**Task to carry out**
Copy out the listing in full, exactly as written, but not its pictures.

BEGIN Data in this exercise

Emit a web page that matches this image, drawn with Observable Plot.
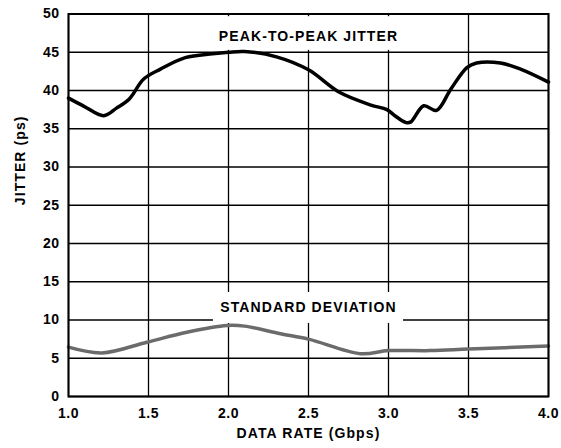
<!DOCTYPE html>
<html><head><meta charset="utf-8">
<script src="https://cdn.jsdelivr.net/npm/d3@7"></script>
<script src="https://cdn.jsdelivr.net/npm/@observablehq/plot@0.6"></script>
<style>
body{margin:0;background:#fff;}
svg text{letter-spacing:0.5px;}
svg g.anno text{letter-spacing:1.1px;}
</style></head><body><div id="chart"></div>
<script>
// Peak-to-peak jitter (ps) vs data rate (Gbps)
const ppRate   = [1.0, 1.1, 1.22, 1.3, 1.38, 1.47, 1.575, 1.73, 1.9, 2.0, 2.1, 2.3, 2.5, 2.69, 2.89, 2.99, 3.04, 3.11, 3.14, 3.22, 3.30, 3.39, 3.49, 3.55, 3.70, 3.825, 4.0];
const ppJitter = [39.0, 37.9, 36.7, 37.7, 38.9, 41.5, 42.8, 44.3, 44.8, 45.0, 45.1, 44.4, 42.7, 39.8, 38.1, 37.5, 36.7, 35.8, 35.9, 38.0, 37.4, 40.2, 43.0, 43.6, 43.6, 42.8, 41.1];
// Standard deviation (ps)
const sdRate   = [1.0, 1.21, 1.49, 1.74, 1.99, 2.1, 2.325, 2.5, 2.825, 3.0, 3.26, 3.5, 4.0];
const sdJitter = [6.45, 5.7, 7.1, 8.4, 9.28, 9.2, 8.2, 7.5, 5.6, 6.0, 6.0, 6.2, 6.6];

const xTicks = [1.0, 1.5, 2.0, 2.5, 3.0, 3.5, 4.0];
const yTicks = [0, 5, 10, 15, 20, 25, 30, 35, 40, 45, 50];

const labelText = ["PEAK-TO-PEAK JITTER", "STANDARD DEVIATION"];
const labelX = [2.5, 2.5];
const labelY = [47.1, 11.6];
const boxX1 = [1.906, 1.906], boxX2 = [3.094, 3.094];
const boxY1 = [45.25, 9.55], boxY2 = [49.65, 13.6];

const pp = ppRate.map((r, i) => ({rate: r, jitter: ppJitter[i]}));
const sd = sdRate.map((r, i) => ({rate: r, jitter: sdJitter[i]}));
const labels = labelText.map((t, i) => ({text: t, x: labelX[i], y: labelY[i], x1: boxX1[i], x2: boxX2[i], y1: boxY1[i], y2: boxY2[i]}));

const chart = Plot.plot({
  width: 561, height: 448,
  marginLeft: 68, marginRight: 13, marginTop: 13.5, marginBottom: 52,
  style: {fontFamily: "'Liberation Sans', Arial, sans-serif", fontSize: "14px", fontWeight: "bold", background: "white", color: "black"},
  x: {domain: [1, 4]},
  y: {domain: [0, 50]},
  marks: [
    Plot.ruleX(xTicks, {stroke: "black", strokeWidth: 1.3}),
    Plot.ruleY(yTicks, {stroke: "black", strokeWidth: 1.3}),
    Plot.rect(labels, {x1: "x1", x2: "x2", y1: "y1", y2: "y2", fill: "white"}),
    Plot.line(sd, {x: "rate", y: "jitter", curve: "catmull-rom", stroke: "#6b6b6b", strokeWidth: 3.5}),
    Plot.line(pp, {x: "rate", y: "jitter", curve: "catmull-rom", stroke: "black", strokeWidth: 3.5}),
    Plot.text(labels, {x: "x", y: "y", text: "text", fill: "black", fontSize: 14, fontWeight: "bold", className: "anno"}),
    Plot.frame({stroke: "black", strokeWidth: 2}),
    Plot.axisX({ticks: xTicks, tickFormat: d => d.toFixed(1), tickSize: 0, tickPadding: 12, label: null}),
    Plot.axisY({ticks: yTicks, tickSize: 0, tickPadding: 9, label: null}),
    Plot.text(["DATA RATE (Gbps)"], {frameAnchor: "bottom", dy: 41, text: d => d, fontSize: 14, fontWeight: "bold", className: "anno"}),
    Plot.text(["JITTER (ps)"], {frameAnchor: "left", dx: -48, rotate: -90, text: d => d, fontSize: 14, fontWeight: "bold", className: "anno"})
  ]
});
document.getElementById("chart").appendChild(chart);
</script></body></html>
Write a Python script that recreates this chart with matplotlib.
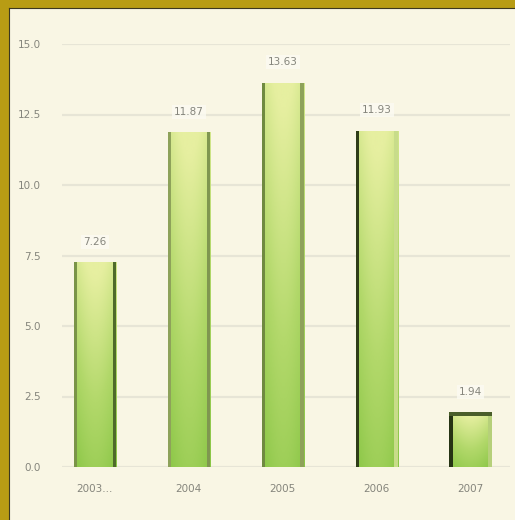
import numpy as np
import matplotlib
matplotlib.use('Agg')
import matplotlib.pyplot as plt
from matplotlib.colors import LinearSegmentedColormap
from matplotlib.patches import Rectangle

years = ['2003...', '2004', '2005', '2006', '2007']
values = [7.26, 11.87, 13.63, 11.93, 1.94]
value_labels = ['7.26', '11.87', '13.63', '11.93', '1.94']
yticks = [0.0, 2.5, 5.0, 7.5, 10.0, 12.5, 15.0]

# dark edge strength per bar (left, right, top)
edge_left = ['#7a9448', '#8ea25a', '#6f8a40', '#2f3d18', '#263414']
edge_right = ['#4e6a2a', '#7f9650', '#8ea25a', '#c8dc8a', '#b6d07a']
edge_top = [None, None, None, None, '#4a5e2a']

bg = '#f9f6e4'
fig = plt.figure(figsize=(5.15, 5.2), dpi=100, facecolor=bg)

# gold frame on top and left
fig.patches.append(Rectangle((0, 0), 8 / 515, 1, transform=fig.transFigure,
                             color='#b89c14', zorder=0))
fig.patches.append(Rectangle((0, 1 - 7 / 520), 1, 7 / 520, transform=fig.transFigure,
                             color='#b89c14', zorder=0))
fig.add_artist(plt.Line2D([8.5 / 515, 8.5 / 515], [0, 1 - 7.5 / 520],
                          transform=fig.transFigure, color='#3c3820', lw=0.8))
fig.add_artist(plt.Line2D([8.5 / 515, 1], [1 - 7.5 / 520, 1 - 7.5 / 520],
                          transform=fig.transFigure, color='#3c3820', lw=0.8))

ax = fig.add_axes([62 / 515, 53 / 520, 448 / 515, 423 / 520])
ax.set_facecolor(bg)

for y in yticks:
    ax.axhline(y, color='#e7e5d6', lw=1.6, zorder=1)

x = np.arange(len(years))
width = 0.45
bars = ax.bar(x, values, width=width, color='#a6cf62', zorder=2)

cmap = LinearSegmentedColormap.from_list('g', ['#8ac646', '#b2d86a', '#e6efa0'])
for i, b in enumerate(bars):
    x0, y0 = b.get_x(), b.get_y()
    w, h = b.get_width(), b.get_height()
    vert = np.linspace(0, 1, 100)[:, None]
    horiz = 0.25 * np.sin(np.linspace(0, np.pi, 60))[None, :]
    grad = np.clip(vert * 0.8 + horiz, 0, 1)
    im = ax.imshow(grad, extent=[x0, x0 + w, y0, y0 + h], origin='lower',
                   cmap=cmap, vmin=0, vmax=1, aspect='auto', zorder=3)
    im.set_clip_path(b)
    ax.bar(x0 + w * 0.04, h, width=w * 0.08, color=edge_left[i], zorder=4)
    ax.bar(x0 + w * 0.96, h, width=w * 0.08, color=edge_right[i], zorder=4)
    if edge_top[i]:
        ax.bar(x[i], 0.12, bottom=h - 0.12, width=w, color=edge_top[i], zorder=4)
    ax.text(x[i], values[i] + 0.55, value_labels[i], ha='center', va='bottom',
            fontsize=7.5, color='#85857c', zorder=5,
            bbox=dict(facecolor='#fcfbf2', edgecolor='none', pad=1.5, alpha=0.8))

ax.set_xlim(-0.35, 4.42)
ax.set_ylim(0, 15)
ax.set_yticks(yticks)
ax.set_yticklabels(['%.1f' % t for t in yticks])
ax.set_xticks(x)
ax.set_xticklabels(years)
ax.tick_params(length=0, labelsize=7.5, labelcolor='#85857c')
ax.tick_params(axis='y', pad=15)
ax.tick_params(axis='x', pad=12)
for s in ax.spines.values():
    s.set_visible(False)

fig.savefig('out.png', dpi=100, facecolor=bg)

END Data in this exercise

**The completed task**
Emit a web page that matches this image, drawn with Observable Plot.
<!DOCTYPE html>
<html><head><meta charset="utf-8">
<script src="https://cdn.jsdelivr.net/npm/d3@7"></script>
<script src="https://cdn.jsdelivr.net/npm/@observablehq/plot@0.6"></script>
<style>
body{margin:0;background:#fff;}
svg text{letter-spacing:0.5px;}
svg g.anno text{letter-spacing:1.1px;}
</style></head><body><div id="chart"></div>
<script>
// Peak-to-peak jitter (ps) vs data rate (Gbps)
const ppRate   = [1.0, 1.1, 1.22, 1.3, 1.38, 1.47, 1.575, 1.73, 1.9, 2.0, 2.1, 2.3, 2.5, 2.69, 2.89, 2.99, 3.04, 3.11, 3.14, 3.22, 3.30, 3.39, 3.49, 3.55, 3.70, 3.825, 4.0];
const ppJitter = [39.0, 37.9, 36.7, 37.7, 38.9, 41.5, 42.8, 44.3, 44.8, 45.0, 45.1, 44.4, 42.7, 39.8, 38.1, 37.5, 36.7, 35.8, 35.9, 38.0, 37.4, 40.2, 43.0, 43.6, 43.6, 42.8, 41.1];
// Standard deviation (ps)
const sdRate   = [1.0, 1.21, 1.49, 1.74, 1.99, 2.1, 2.325, 2.5, 2.825, 3.0, 3.26, 3.5, 4.0];
const sdJitter = [6.45, 5.7, 7.1, 8.4, 9.28, 9.2, 8.2, 7.5, 5.6, 6.0, 6.0, 6.2, 6.6];

const xTicks = [1.0, 1.5, 2.0, 2.5, 3.0, 3.5, 4.0];
const yTicks = [0, 5, 10, 15, 20, 25, 30, 35, 40, 45, 50];

const labelText = ["PEAK-TO-PEAK JITTER", "STANDARD DEVIATION"];
const labelX = [2.5, 2.5];
const labelY = [47.1, 11.6];
const boxX1 = [1.906, 1.906], boxX2 = [3.094, 3.094];
const boxY1 = [45.25, 9.55], boxY2 = [49.65, 13.6];

const pp = ppRate.map((r, i) => ({rate: r, jitter: ppJitter[i]}));
const sd = sdRate.map((r, i) => ({rate: r, jitter: sdJitter[i]}));
const labels = labelText.map((t, i) => ({text: t, x: labelX[i], y: labelY[i], x1: boxX1[i], x2: boxX2[i], y1: boxY1[i], y2: boxY2[i]}));

const chart = Plot.plot({
  width: 561, height: 448,
  marginLeft: 68, marginRight: 13, marginTop: 13.5, marginBottom: 52,
  style: {fontFamily: "'Liberation Sans', Arial, sans-serif", fontSize: "14px", fontWeight: "bold", background: "white", color: "black"},
  x: {domain: [1, 4]},
  y: {domain: [0, 50]},
  marks: [
    Plot.ruleX(xTicks, {stroke: "black", strokeWidth: 1.3}),
    Plot.ruleY(yTicks, {stroke: "black", strokeWidth: 1.3}),
    Plot.rect(labels, {x1: "x1", x2: "x2", y1: "y1", y2: "y2", fill: "white"}),
    Plot.line(sd, {x: "rate", y: "jitter", curve: "catmull-rom", stroke: "#6b6b6b", strokeWidth: 3.5}),
    Plot.line(pp, {x: "rate", y: "jitter", curve: "catmull-rom", stroke: "black", strokeWidth: 3.5}),
    Plot.text(labels, {x: "x", y: "y", text: "text", fill: "black", fontSize: 14, fontWeight: "bold", className: "anno"}),
    Plot.frame({stroke: "black", strokeWidth: 2}),
    Plot.axisX({ticks: xTicks, tickFormat: d => d.toFixed(1), tickSize: 0, tickPadding: 12, label: null}),
    Plot.axisY({ticks: yTicks, tickSize: 0, tickPadding: 9, label: null}),
    Plot.text(["DATA RATE (Gbps)"], {frameAnchor: "bottom", dy: 41, text: d => d, fontSize: 14, fontWeight: "bold", className: "anno"}),
    Plot.text(["JITTER (ps)"], {frameAnchor: "left", dx: -48, rotate: -90, text: d => d, fontSize: 14, fontWeight: "bold", className: "anno"})
  ]
});
document.getElementById("chart").appendChild(chart);
</script></body></html>
Write a Python script that recreates this chart with matplotlib.
import numpy as np
import matplotlib
matplotlib.use('Agg')
import matplotlib.pyplot as plt
from matplotlib.colors import LinearSegmentedColormap
from matplotlib.patches import Rectangle

years = ['2003...', '2004', '2005', '2006', '2007']
values = [7.26, 11.87, 13.63, 11.93, 1.94]
value_labels = ['7.26', '11.87', '13.63', '11.93', '1.94']
yticks = [0.0, 2.5, 5.0, 7.5, 10.0, 12.5, 15.0]

# dark edge strength per bar (left, right, top)
edge_left = ['#7a9448', '#8ea25a', '#6f8a40', '#2f3d18', '#263414']
edge_right = ['#4e6a2a', '#7f9650', '#8ea25a', '#c8dc8a', '#b6d07a']
edge_top = [None, None, None, None, '#4a5e2a']

bg = '#f9f6e4'
fig = plt.figure(figsize=(5.15, 5.2), dpi=100, facecolor=bg)

# gold frame on top and left
fig.patches.append(Rectangle((0, 0), 8 / 515, 1, transform=fig.transFigure,
                             color='#b89c14', zorder=0))
fig.patches.append(Rectangle((0, 1 - 7 / 520), 1, 7 / 520, transform=fig.transFigure,
                             color='#b89c14', zorder=0))
fig.add_artist(plt.Line2D([8.5 / 515, 8.5 / 515], [0, 1 - 7.5 / 520],
                          transform=fig.transFigure, color='#3c3820', lw=0.8))
fig.add_artist(plt.Line2D([8.5 / 515, 1], [1 - 7.5 / 520, 1 - 7.5 / 520],
                          transform=fig.transFigure, color='#3c3820', lw=0.8))

ax = fig.add_axes([62 / 515, 53 / 520, 448 / 515, 423 / 520])
ax.set_facecolor(bg)

for y in yticks:
    ax.axhline(y, color='#e7e5d6', lw=1.6, zorder=1)

x = np.arange(len(years))
width = 0.45
bars = ax.bar(x, values, width=width, color='#a6cf62', zorder=2)

cmap = LinearSegmentedColormap.from_list('g', ['#8ac646', '#b2d86a', '#e6efa0'])
for i, b in enumerate(bars):
    x0, y0 = b.get_x(), b.get_y()
    w, h = b.get_width(), b.get_height()
    vert = np.linspace(0, 1, 100)[:, None]
    horiz = 0.25 * np.sin(np.linspace(0, np.pi, 60))[None, :]
    grad = np.clip(vert * 0.8 + horiz, 0, 1)
    im = ax.imshow(grad, extent=[x0, x0 + w, y0, y0 + h], origin='lower',
                   cmap=cmap, vmin=0, vmax=1, aspect='auto', zorder=3)
    im.set_clip_path(b)
    ax.bar(x0 + w * 0.04, h, width=w * 0.08, color=edge_left[i], zorder=4)
    ax.bar(x0 + w * 0.96, h, width=w * 0.08, color=edge_right[i], zorder=4)
    if edge_top[i]:
        ax.bar(x[i], 0.12, bottom=h - 0.12, width=w, color=edge_top[i], zorder=4)
    ax.text(x[i], values[i] + 0.55, value_labels[i], ha='center', va='bottom',
            fontsize=7.5, color='#85857c', zorder=5,
            bbox=dict(facecolor='#fcfbf2', edgecolor='none', pad=1.5, alpha=0.8))

ax.set_xlim(-0.35, 4.42)
ax.set_ylim(0, 15)
ax.set_yticks(yticks)
ax.set_yticklabels(['%.1f' % t for t in yticks])
ax.set_xticks(x)
ax.set_xticklabels(years)
ax.tick_params(length=0, labelsize=7.5, labelcolor='#85857c')
ax.tick_params(axis='y', pad=15)
ax.tick_params(axis='x', pad=12)
for s in ax.spines.values():
    s.set_visible(False)

fig.savefig('out.png', dpi=100, facecolor=bg)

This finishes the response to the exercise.